NIAID Now | August 26, 2020
Increasing evidence shows that men tend to have more severe symptoms of COVID-19 and a higher death rate than women with the disease. To investigate whether there are sex-based differences in the body’s immune responses to infection with SARS-CoV-2, the virus that causes COVID-19, a NIAID-funded clinical research study enrolled males and females who were admitted to the hospital with moderate or severe COVID-19.
Blood, nasal swabs, and saliva, urine, and stool samples were collected at the time of enrollment and every 3 to 7 days after that. Investigators compared immune responses between participants who recovered and those who progressed to more severe stages of disease. Males and females were matched by age, body mass index, and the number of days after their symptoms began. Additionally, a group of healthcare workers not infected with SARS-CoV-2 was used as a control group.

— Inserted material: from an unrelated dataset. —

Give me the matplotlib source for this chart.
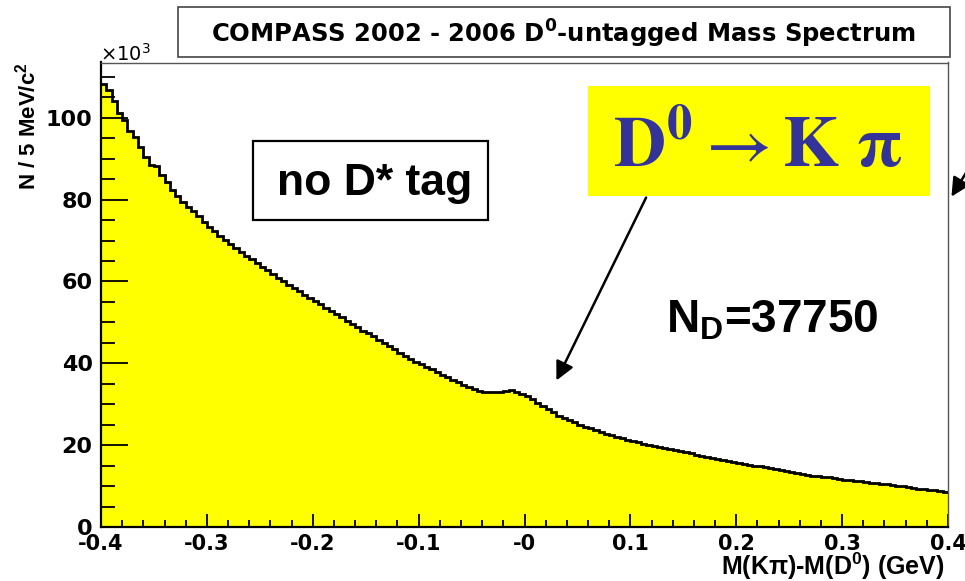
import matplotlib
matplotlib.use('Agg')
import matplotlib.pyplot as plt
import numpy as np
from matplotlib.patches import Rectangle
from matplotlib.ticker import MultipleLocator, FixedLocator, FixedFormatter

plt.rcParams['mathtext.fontset'] = 'custom'
plt.rcParams['mathtext.rm'] = 'Liberation Sans'
plt.rcParams['mathtext.bf'] = 'Liberation Sans:bold'
plt.rcParams['mathtext.it'] = 'Liberation Sans:italic'
plt.rcParams['font.family'] = ['Liberation Sans', 'DejaVu Sans']

# ---------------- data ----------------
x_range = (-0.4, 0.4)          # GeV
n_bins = 160                   # 5 MeV bins
counts_k = [
    108.3, 106.7, 104.0, 101.2, 99.5, 96.7, 95.4, 92.8, 90.5, 88.5,
    88.1, 86.1, 84.4, 82.4, 80.8, 79.5, 78.3, 77.1, 75.9, 74.6,
    73.4, 72.3, 71.2, 70.2, 69.2, 68.2, 67.2, 66.3, 65.4, 64.5,
    63.6, 62.7, 61.8, 60.9, 60.0, 59.2, 58.4, 57.6, 56.8, 56.0,
    55.2, 54.4, 53.6, 52.8, 52.0, 51.2, 50.4, 49.6, 48.8, 48.0,
    47.3, 46.6, 45.8, 45.0, 44.2, 43.4, 42.6, 41.8, 41.1, 40.4,
    39.8, 39.2, 38.6, 37.9, 37.2, 36.6, 36.0, 35.5, 34.8, 34.2,
    33.7, 33.3, 33.1, 33.0, 33.0, 32.9, 33.3, 33.4, 33.1, 32.6,
    31.9, 31.2, 30.4, 29.6, 28.8, 28.0, 27.2, 26.6, 26.1, 25.6,
    25.0, 24.5, 24.1, 23.6, 23.2, 22.8, 22.4, 22.0, 21.7, 21.3,
    21.0, 20.7, 20.4, 20.1, 19.8, 19.5, 19.3, 19.0, 18.8, 18.5,
    18.3, 18.0, 17.7, 17.4, 17.1, 16.8, 16.6, 16.4, 16.1, 15.9,
    15.6, 15.4, 15.2, 15.0, 14.8, 14.6, 14.3, 14.1, 13.9, 13.7,
    13.5, 13.2, 13.0, 12.8, 12.5, 12.4, 12.3, 12.1, 11.9, 11.7,
    11.6, 11.5, 11.3, 11.2, 11.0, 10.8, 10.7, 10.5, 10.4, 10.2,
    10.0, 9.9, 9.7, 9.5, 9.4, 9.3, 9.1, 9.0, 8.8, 8.5,
]
x_tick_values = [-0.4, -0.3, -0.2, -0.1, 0.0, 0.1, 0.2, 0.3, 0.4]
x_tick_labels = ['-0.4', '-0.3', '-0.2', '-0.1', '-0', '0.1', '0.2', '0.3', '0.4']
y_tick_values = [0, 20, 40, 60, 80, 100]
y_tick_labels = ['0', '20', '40', '60', '80', '100']
y_max = 113.5

title_text = r'COMPASS 2002 - 2006 D$^\mathbf{0}$-untagged Mass Spectrum'
x_label = r'M(Kπ)-M(D$^\mathbf{0}$) (GeV)'
y_label = r'N / 5 MeV/c$^\mathbf{2}$'
note_text = 'no D* tag'
yield_text = r'N$_\mathbf{D}$=37750'
decay_text = r'$\mathbf{D^0}\rightarrow\mathbf{K}\ \mathbf{\pi}$'

# ---------------- figure ----------------
W, H = 965, 581
fig = plt.figure(figsize=(W / 100, H / 100), dpi=100)
fig.patch.set_facecolor('white')

def fx(px):
    return px / W

def fy(py):
    return 1 - py / H

ax = fig.add_axes([fx(101), fy(527), (948 - 101) / W, (527 - 62.5) / H])
edges = np.linspace(x_range[0], x_range[1], n_bins + 1)
counts = np.array(counts_k)
ax.stairs(counts, edges, fill=True, facecolor='#ffff00', edgecolor='none', baseline=0)
ax.stairs(counts, edges, baseline=None, color='black', lw=2.0)

ax.set_xlim(*x_range)
ax.set_ylim(0, y_max)

ax.xaxis.set_major_locator(FixedLocator(x_tick_values))
ax.xaxis.set_major_formatter(FixedFormatter(x_tick_labels))
ax.xaxis.set_minor_locator(MultipleLocator(0.02))
ax.yaxis.set_major_locator(FixedLocator(y_tick_values))
ax.yaxis.set_major_formatter(FixedFormatter(y_tick_labels))
ax.yaxis.set_minor_locator(MultipleLocator(5))

ax.tick_params(axis='both', which='both', direction='in', top=False, right=False, color='black', width=1.3)
ax.tick_params(axis='y', which='major', length=19.5, pad=6)
ax.tick_params(axis='y', which='minor', length=10)
ax.tick_params(axis='x', which='major', length=9.5, pad=5)
ax.tick_params(axis='x', which='minor', length=5)
for lab in ax.get_xticklabels():
    lab.set_fontweight('bold')
    lab.set_fontsize(15)
    lab.set_fontfamily('DejaVu Sans')
for lab in ax.get_yticklabels():
    lab.set_fontweight('bold')
    lab.set_fontsize(16)
    lab.set_fontfamily('DejaVu Sans')

for s in ['left', 'bottom']:
    ax.spines[s].set_linewidth(1.6)
    ax.spines[s].set_color('black')
for s in ['top', 'right']:
    ax.spines[s].set_linewidth(1.0)
    ax.spines[s].set_color('#555555')

# axis titles
fig.text(fx(945), fy(575), x_label, ha='right', va='baseline', fontsize=18, fontweight='bold')
fig.text(fx(28), fy(62), y_label, ha='center', va='top', rotation=90, fontsize=16, fontweight='bold')
fig.text(fx(100), fy(61), r'×10$^{3}$', ha='left', va='baseline', fontsize=14,
         family=['DejaVu Sans'], math_fontfamily='dejavusans')

# title box
fig.patches.append(Rectangle((fx(178), fy(57)), (950 - 178) / W, (57 - 7) / H,
                             transform=fig.transFigure, facecolor='white',
                             edgecolor='#444444', lw=1.2))
fig.text(fx(563), fy(43), title_text, ha='center', va='baseline', fontsize=17.5,
         fontweight='bold', family=['DejaVu Sans'], math_fontfamily='dejavusans')

# "no D* tag" box
fig.patches.append(Rectangle((fx(253), fy(220)), (488 - 253) / W, (220 - 141) / H,
                             transform=fig.transFigure, facecolor='white',
                             edgecolor='black', lw=1.6, zorder=3))
fig.text(fx(375), fy(195), note_text, ha='center', va='baseline', fontsize=32,
         fontweight='bold', zorder=4)

# yield
fig.text(fx(772), fy(333), yield_text, ha='center', va='baseline', fontsize=33, fontweight='bold')

# decay box
fig.patches.append(Rectangle((fx(588), fy(196)), (930 - 588) / W, (196 - 86) / H,
                             transform=fig.transFigure, facecolor='#ffff00',
                             edgecolor='none', zorder=3))
fig.text(fx(758), fy(167), decay_text, ha='center', va='baseline', fontsize=52,
         color='#333399', math_fontfamily='stix', zorder=4)

# arrows
ax.annotate('', xy=(0.029, 35.2), xytext=(0.116, 81.1),
            arrowprops=dict(arrowstyle='-|>', lw=1.8, color='black', mutation_scale=28),
            annotation_clip=False)
ax.annotate('', xy=(950, H - 199), xycoords='figure pixels',
            xytext=(980, H - 150), textcoords='figure pixels',
            arrowprops=dict(arrowstyle='-|>', lw=1.8, color='black', mutation_scale=28),
            annotation_clip=False)

fig.savefig('out.png', dpi=100)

Several key differences in immune responses were seen between males and females with COVID-19. Males had higher blood levels of several proteins called cytokines, which regulate the immune response, including two inflammatory cytokines known as IL-8 and IL-18, at the time of study enrollment (baseline) and over the disease course. Males also had lower baseline activation of immune cells called CD8 T cells, which can recognize and help eliminate invading viruses.
As COVID-19 progressed in study participants, males, but not females, showed associated poor T-cell responses. Likewise, T-cell responses declined with age in males but not females. By contrast, researchers identified elevated levels of a different set of cytokines in females, but not males, that were associated with worsening of disease.
These findings reveal a possible immunological basis for the differences in disease outcomes between males and females with COVID-19 and provide a potential basis for taking sex-dependent approaches in the treatment of COVID-19.
Reference: Takahashi T et al. Sex differences in immune responses that underlie COVID-19 disease outcomes. Nature. 2020 Aug 26; 588(7837): 315-320.